#### [Raw data]
• • • •
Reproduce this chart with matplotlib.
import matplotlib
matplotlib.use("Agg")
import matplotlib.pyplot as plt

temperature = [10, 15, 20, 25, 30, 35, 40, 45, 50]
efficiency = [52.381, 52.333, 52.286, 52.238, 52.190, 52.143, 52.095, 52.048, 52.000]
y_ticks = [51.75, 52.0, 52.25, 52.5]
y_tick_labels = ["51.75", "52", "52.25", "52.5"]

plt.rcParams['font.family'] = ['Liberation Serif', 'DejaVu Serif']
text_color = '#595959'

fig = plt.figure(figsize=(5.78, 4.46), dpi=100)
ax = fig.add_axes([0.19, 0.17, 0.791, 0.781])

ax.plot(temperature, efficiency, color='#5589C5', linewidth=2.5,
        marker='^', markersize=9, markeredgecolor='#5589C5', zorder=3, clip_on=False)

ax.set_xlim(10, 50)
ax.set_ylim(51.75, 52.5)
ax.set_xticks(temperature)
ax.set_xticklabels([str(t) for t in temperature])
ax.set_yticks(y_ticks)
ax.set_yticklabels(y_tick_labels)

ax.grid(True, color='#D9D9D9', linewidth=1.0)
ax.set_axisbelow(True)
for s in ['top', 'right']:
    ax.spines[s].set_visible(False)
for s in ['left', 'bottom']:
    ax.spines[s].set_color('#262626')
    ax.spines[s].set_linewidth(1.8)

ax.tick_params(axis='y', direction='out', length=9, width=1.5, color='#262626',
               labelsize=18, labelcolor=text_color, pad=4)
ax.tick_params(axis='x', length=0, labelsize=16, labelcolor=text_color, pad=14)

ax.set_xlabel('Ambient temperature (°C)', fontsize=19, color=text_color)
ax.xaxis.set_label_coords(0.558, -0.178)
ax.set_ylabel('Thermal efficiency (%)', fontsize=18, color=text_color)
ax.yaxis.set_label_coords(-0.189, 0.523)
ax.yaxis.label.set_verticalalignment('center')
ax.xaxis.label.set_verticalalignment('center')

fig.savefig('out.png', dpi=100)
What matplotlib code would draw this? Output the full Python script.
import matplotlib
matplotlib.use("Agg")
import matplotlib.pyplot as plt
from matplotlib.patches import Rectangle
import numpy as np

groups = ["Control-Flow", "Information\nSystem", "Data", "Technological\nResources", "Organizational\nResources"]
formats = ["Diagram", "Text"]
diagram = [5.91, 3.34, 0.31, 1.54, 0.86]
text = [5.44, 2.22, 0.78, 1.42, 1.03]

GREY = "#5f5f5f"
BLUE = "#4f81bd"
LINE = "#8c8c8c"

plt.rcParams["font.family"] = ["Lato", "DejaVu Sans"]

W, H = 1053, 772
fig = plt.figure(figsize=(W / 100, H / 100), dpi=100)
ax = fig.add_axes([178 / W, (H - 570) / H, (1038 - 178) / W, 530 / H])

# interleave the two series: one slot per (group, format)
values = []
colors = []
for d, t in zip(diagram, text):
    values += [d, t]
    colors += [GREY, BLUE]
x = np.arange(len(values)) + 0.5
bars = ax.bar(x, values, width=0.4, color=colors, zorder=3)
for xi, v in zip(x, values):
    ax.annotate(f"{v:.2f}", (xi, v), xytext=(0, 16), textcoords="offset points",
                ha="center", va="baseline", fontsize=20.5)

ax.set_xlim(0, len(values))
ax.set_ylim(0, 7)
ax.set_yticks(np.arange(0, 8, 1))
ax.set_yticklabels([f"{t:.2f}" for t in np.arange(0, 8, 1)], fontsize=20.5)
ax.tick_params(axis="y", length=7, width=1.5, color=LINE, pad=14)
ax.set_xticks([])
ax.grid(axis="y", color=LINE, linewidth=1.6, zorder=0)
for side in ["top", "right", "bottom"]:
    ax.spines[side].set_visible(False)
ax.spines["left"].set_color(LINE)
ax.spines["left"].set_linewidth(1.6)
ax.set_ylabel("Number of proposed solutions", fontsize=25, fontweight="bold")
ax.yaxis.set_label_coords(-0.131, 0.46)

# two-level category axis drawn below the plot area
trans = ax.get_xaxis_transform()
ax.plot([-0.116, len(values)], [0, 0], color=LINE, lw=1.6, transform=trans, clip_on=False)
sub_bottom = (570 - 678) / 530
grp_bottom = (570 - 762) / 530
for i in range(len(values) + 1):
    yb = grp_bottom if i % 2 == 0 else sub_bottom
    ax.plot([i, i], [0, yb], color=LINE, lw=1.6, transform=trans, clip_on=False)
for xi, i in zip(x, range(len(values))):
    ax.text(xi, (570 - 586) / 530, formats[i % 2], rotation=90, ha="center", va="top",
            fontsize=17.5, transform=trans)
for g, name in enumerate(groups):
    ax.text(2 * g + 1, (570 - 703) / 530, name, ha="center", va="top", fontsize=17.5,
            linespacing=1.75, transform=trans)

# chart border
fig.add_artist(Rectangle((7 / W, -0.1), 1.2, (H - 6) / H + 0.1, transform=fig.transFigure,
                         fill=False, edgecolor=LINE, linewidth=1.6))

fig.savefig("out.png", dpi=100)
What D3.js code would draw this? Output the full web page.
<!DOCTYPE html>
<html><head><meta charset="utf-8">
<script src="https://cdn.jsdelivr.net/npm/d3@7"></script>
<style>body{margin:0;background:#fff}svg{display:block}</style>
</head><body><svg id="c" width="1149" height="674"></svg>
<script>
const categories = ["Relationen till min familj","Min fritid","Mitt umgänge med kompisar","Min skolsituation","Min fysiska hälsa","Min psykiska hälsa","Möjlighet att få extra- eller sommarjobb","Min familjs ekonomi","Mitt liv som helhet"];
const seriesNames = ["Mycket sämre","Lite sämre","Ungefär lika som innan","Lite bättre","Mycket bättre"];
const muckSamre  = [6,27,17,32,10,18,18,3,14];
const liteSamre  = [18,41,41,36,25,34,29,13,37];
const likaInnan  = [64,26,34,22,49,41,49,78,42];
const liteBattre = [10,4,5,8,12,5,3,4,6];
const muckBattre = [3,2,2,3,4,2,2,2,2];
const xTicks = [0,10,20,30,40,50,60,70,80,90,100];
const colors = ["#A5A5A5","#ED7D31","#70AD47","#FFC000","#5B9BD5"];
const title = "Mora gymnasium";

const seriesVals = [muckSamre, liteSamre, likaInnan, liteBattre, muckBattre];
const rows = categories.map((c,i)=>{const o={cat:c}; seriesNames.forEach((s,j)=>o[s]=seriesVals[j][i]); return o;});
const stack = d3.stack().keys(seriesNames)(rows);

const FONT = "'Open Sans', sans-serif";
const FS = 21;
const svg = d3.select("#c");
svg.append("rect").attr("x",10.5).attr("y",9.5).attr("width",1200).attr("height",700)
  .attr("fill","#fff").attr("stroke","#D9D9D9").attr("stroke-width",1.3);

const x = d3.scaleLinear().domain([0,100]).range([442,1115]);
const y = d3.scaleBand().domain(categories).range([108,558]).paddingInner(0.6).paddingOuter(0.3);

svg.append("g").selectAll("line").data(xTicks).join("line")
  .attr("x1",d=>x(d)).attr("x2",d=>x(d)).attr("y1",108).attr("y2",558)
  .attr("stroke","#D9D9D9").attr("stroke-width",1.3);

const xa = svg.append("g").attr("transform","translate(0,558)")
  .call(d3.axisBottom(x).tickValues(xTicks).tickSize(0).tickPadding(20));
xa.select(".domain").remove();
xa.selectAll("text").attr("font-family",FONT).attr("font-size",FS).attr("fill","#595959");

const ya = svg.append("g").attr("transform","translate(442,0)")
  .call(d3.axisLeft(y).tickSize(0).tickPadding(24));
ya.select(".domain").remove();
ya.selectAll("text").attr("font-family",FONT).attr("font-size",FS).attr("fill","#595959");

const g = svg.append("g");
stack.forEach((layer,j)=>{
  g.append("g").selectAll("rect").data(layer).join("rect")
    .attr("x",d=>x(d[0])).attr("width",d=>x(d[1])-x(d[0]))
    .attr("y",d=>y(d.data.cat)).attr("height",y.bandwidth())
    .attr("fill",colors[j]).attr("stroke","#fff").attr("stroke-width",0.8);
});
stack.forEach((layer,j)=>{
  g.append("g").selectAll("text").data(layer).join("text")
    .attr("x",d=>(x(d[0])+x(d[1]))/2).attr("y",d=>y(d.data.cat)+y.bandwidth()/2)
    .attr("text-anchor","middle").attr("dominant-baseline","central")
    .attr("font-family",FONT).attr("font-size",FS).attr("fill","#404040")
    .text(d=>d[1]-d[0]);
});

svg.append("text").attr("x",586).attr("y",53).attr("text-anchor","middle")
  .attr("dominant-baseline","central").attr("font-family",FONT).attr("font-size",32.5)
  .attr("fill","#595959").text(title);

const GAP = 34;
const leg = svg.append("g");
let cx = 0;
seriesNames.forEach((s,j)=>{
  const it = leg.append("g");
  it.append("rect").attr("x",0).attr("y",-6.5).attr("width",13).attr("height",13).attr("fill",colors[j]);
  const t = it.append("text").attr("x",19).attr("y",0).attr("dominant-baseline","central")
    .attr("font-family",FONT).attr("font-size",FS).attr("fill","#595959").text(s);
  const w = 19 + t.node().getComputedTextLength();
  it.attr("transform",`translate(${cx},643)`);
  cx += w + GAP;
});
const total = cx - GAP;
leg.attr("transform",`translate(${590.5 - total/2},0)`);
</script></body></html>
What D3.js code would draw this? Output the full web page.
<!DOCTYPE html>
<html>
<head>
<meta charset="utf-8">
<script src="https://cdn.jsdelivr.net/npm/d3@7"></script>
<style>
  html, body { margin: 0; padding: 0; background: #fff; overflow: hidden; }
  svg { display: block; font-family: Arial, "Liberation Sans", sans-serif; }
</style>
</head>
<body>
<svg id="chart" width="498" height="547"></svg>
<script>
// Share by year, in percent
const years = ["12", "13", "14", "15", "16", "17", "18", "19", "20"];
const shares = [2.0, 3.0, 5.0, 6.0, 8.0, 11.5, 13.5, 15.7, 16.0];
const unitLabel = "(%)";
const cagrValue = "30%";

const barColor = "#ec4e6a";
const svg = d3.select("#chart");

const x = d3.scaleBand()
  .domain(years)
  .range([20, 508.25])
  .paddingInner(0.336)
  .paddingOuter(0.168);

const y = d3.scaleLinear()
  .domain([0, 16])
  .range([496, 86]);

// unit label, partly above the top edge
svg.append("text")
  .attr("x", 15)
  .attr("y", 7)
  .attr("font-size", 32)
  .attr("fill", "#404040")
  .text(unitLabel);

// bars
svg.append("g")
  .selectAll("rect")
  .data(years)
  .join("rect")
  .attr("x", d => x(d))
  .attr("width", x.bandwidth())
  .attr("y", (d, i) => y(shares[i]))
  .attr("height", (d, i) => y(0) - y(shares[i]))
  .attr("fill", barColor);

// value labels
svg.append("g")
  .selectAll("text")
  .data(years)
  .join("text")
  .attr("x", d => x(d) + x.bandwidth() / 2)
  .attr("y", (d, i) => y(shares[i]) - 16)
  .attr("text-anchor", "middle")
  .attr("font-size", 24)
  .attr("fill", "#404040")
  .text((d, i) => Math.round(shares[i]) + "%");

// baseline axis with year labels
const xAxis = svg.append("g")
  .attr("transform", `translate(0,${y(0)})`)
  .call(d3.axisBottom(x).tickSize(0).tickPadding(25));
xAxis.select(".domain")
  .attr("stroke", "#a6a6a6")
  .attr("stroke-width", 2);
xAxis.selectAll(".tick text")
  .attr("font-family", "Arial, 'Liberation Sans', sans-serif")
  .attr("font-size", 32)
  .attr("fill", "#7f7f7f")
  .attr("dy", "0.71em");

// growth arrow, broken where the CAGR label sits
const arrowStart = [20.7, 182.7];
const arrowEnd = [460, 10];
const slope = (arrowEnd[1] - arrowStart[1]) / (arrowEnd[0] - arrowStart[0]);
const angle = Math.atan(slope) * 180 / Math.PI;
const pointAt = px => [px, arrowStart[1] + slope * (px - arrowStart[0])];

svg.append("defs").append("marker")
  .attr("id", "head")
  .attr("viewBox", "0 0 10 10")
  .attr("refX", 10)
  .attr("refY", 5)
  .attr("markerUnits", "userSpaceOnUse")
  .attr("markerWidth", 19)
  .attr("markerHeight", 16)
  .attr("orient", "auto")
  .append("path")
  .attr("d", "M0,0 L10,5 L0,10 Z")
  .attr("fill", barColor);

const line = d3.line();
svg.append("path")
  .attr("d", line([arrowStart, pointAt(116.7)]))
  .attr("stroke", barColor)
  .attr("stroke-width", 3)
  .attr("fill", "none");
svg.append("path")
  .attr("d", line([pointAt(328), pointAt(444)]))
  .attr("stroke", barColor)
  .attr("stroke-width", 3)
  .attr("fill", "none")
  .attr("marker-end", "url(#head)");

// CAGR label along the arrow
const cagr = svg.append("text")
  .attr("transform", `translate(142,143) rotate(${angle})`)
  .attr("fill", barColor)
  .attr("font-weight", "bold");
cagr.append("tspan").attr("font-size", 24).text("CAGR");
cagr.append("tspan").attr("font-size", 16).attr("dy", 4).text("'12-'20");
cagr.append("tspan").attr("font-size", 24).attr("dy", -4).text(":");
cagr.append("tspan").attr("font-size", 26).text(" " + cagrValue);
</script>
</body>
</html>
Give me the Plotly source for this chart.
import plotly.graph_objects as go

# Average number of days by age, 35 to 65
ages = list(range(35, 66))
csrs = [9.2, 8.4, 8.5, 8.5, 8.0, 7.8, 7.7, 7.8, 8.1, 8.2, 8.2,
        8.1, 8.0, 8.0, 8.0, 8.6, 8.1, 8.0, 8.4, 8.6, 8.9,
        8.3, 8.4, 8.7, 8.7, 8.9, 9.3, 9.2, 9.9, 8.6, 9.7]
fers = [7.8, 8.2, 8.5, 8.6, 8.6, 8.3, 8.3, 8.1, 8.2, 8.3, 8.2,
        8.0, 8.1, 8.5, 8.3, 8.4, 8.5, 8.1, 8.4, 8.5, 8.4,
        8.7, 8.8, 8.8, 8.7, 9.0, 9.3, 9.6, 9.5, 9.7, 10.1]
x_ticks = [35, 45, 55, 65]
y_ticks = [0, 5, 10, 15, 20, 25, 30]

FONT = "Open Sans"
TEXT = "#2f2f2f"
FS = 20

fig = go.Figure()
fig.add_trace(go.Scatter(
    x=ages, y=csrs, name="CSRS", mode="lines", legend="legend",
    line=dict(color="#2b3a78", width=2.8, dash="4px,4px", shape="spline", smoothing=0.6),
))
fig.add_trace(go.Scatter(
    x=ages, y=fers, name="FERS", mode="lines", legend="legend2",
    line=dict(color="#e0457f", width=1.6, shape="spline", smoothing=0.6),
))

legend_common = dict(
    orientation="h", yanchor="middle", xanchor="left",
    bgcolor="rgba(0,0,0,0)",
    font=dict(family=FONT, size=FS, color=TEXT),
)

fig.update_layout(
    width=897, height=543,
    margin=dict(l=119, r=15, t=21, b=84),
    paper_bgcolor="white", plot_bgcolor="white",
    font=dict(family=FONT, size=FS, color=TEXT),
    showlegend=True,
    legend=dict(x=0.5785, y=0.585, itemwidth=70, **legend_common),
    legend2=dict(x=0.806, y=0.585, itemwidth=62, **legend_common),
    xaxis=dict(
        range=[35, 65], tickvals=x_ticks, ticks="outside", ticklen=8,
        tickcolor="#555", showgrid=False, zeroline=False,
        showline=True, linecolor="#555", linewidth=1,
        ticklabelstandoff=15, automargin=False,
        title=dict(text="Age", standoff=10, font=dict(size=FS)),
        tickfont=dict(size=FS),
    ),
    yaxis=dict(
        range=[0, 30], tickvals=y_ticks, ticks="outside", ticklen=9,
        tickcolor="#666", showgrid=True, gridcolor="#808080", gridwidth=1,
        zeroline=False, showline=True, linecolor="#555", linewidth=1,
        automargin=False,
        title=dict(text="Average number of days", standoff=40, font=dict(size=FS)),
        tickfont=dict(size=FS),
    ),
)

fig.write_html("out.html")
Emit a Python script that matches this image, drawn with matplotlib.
• • • •
#### [Your task]
Check each line above for the word "matplotlib" and copy the ones that have it.

#### [Answer to the task]
Reproduce this chart with matplotlib.
import matplotlib
matplotlib.use("Agg")
import matplotlib.pyplot as plt
What matplotlib code would draw this? Output the full Python script.
import matplotlib
matplotlib.use("Agg")
import matplotlib.pyplot as plt
from matplotlib.patches import Rectangle
Emit a Python script that matches this image, drawn with matplotlib.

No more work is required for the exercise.